Trading Strategies Using Support and Resistance
Several strategies leverage these levels for entry and exit decisions.
Range Trading
In sideways markets, buy near support and sell near resistance. Place stop-loss orders just outside the range to limit risk. Use indicators like the Average Directional Index (ADX below 25) to confirm ranging conditions. Oscillators like RSI or Stochastic can identify overbought or oversold conditions within the range.
Breakout Trading
Breakouts occur when price exits a range or trend. Enter long when price breaks above resistance, or short when it breaks below support. Place stop-loss orders on the opposite side of the breakout. False breakouts are common, so use momentum indicators like MACD to confirm valid breakouts with strong volume and movement.
Trendline Trading
Draw trendlines along support (uptrend) or resistance (downtrend). Enter trades when price pulls back to the trendline. For example, buy near support in an uptrend with a stop-loss below the trendline. Use candlestick patterns or momentum indicators for additional confirmation.
Moving Average Trading
Use moving averages as dynamic levels. In uptrends, buy when price retraces to the MA; in downtrends, sell near the MA. Enhance with other tools, such as candlestick reversal patterns or RSI divergences.
The Psychology Behind Support and Resistance
Market participants react differently at these key levels:
- Long Traders: May add positions if price rebounds from support.
- Short Traders: Might cover positions if price approaches support, limiting losses.
- Undecided Traders: Often enter trades near these levels, reinforcing the bounce or breakout.
If price breaks through a level, psychology shifts. For example, broken support becomes new resistance, as former buyers now sell to minimize losses. Understanding this behavior helps traders anticipate potential price movements.
Frequently Asked Questions
What is the difference between support and resistance?
Support is a price level where buying interest halts downward movement, while resistance is where selling pressure stops upward momentum. Support acts as a floor, resistance as a ceiling.
How do I know if a support or resistance level is strong?
Strength is determined by the number of times price has reversed at that level, the timeframe (longer is stronger), and convergence with other methods like round numbers or indicators.
Can support become resistance, and vice versa?
Yes. Once price breaks through a level, it often retests that level. Former support becomes resistance, and former resistance becomes support. This change reflects shifts in market sentiment.
What are dynamic support and resistance?
Dynamic levels adjust over time, like those from moving averages or trendlines. Static levels, such as horizontal lines, remain fixed at specific prices.
How do false breakouts occur?
False breakouts happen when price briefly breaks a level but quickly reverses. They often trap traders who entered early. Using volume and momentum indicators can help avoid false signals.
Which timeframes are best for drawing support and resistance?

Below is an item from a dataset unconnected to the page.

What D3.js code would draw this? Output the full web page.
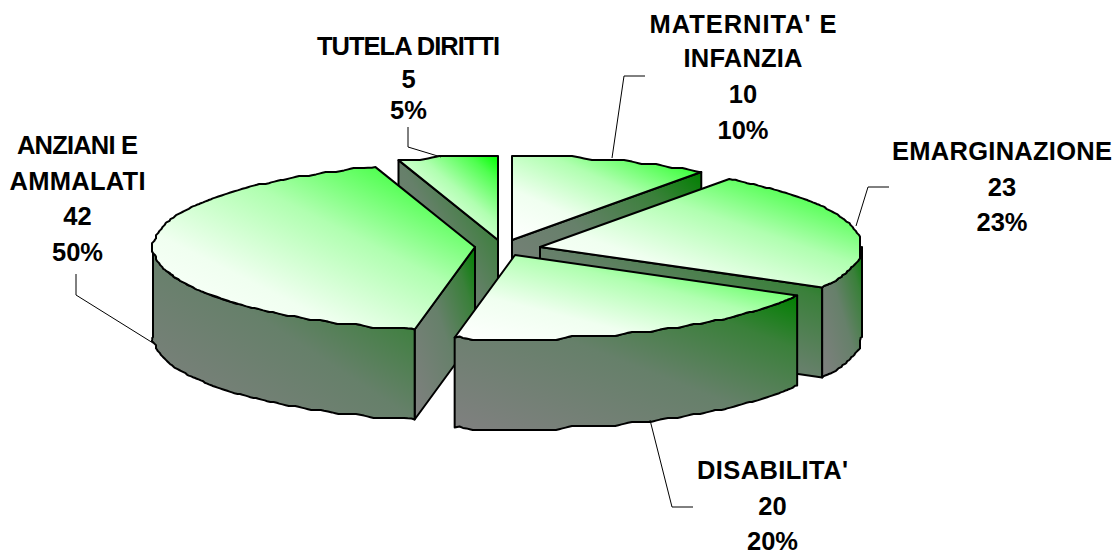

Multi-timeframe analysis is ideal. Start with higher timeframes (daily/weekly) for major levels, then use lower timeframes (hourly/15-minute) for precise entries.
Conclusion
Support and resistance levels are indispensable tools for technical traders. By identifying these zones, traders can better time entries, set risk management orders, and understand market psychology. Combining these levels with other technical indicators enhances reliability. Practice and backtesting are key to mastering their application.